BEGIN

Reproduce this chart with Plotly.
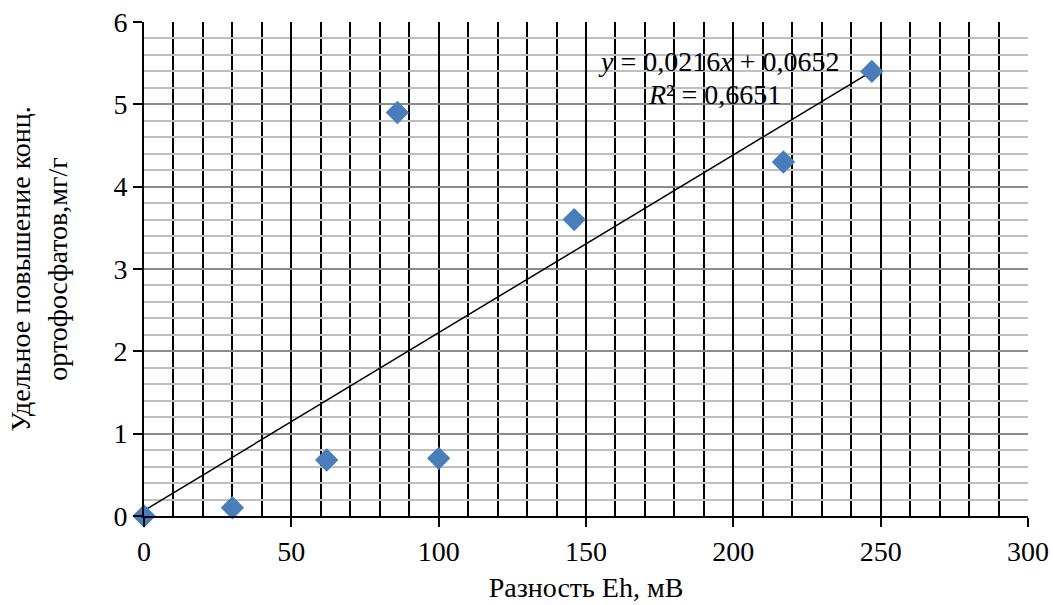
import plotly.graph_objects as go

# Measured points
eh_diff = [0, 30, 62, 86, 100, 146, 217, 247]
phosphate_rise = [0, 0.1, 0.68, 4.9, 0.7, 3.6, 4.3, 5.4]

# Linear trend (Excel-style)
slope = 0.0216
intercept = 0.0652
trend_x = [0, 247]
trend_y = [slope * x + intercept for x in trend_x]

FONT = "Liberation Serif, Times New Roman, serif"
FS = 28

fig = go.Figure()
fig.add_trace(go.Scatter(
    x=trend_x, y=trend_y, mode="lines",
    line=dict(color="black", width=1.5), showlegend=False, hoverinfo="skip",
))
fig.add_trace(go.Scatter(
    x=eh_diff, y=phosphate_rise, mode="markers",
    marker=dict(symbol="diamond", size=18, color="#4a7ebb"),
    showlegend=False, cliponaxis=False,
))

fig.add_annotation(
    x=0.65, y=0.955, xref="paper", yref="paper", showarrow=False,
    text="<i>y</i> = 0,0216<i>x</i> + 0,0652", font=dict(size=FS, color="black"),
)
fig.add_annotation(
    x=0.645, y=0.888, xref="paper", yref="paper", showarrow=False,
    text="<i>R</i>² = 0,6651", font=dict(size=FS, color="black"),
)

fig.update_xaxes(
    range=[0, 300], tick0=0, dtick=50,
    ticks="outside", ticklen=9, tickwidth=1.5, tickcolor="black",
    showgrid=True, gridcolor="black", gridwidth=1.5,
    minor=dict(dtick=10, showgrid=True, gridcolor="black", gridwidth=1.5),
    showline=True, linecolor="black", linewidth=2, zeroline=False,
    title=dict(text="Разность Eh, мВ", font=dict(size=FS), standoff=12),
    tickfont=dict(size=FS), automargin=False, ticklabeloverflow="allow",
)
fig.update_yaxes(
    range=[0, 6], tick0=0, dtick=1,
    ticks="outside", ticklen=9, tickwidth=1.5, tickcolor="black",
    showgrid=True, gridcolor="#8c8c8c", gridwidth=1.5,
    minor=dict(dtick=0.2, showgrid=True, gridcolor="#bfbfbf", gridwidth=1.5),
    showline=True, linecolor="black", linewidth=2, zeroline=False,
    title=dict(text="Удельное повышение конц.<br>ортофосфатов,мг/г",
               font=dict(size=FS), standoff=38),
    tickfont=dict(size=FS), automargin=False, ticklabeloverflow="allow",
)

fig.update_layout(
    width=1053, height=605,
    margin=dict(l=144, r=25, t=22, b=89),
    paper_bgcolor="white", plot_bgcolor="white",
    font=dict(family=FONT, color="black"),
)

# drop the default 8px page margin so the figure fills the window exactly
fig.write_html(
    "out.html",
    config={"displayModeBar": False},
    post_script="document.body.style.margin='0';",
)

END

● **The exercise**
Reproduce each line word for word and drop the pictures.

● **Completed exercise**
Reproduce this chart with Plotly.
import plotly.graph_objects as go

# Measured points
eh_diff = [0, 30, 62, 86, 100, 146, 217, 247]
phosphate_rise = [0, 0.1, 0.68, 4.9, 0.7, 3.6, 4.3, 5.4]

# Linear trend (Excel-style)
slope = 0.0216
intercept = 0.0652
trend_x = [0, 247]
trend_y = [slope * x + intercept for x in trend_x]

FONT = "Liberation Serif, Times New Roman, serif"
FS = 28

fig = go.Figure()
fig.add_trace(go.Scatter(
    x=trend_x, y=trend_y, mode="lines",
    line=dict(color="black", width=1.5), showlegend=False, hoverinfo="skip",
))
fig.add_trace(go.Scatter(
    x=eh_diff, y=phosphate_rise, mode="markers",
    marker=dict(symbol="diamond", size=18, color="#4a7ebb"),
    showlegend=False, cliponaxis=False,
))

fig.add_annotation(
    x=0.65, y=0.955, xref="paper", yref="paper", showarrow=False,
    text="<i>y</i> = 0,0216<i>x</i> + 0,0652", font=dict(size=FS, color="black"),
)
fig.add_annotation(
    x=0.645, y=0.888, xref="paper", yref="paper", showarrow=False,
    text="<i>R</i>² = 0,6651", font=dict(size=FS, color="black"),
)

fig.update_xaxes(
    range=[0, 300], tick0=0, dtick=50,
    ticks="outside", ticklen=9, tickwidth=1.5, tickcolor="black",
    showgrid=True, gridcolor="black", gridwidth=1.5,
    minor=dict(dtick=10, showgrid=True, gridcolor="black", gridwidth=1.5),
    showline=True, linecolor="black", linewidth=2, zeroline=False,
    title=dict(text="Разность Eh, мВ", font=dict(size=FS), standoff=12),
    tickfont=dict(size=FS), automargin=False, ticklabeloverflow="allow",
)
fig.update_yaxes(
    range=[0, 6], tick0=0, dtick=1,
    ticks="outside", ticklen=9, tickwidth=1.5, tickcolor="black",
    showgrid=True, gridcolor="#8c8c8c", gridwidth=1.5,
    minor=dict(dtick=0.2, showgrid=True, gridcolor="#bfbfbf", gridwidth=1.5),
    showline=True, linecolor="black", linewidth=2, zeroline=False,
    title=dict(text="Удельное повышение конц.<br>ортофосфатов,мг/г",
               font=dict(size=FS), standoff=38),
    tickfont=dict(size=FS), automargin=False, ticklabeloverflow="allow",
)

fig.update_layout(
    width=1053, height=605,
    margin=dict(l=144, r=25, t=22, b=89),
    paper_bgcolor="white", plot_bgcolor="white",
    font=dict(family=FONT, color="black"),
)

# drop the default 8px page margin so the figure fills the window exactly
fig.write_html(
    "out.html",
    config={"displayModeBar": False},
    post_script="document.body.style.margin='0';",
)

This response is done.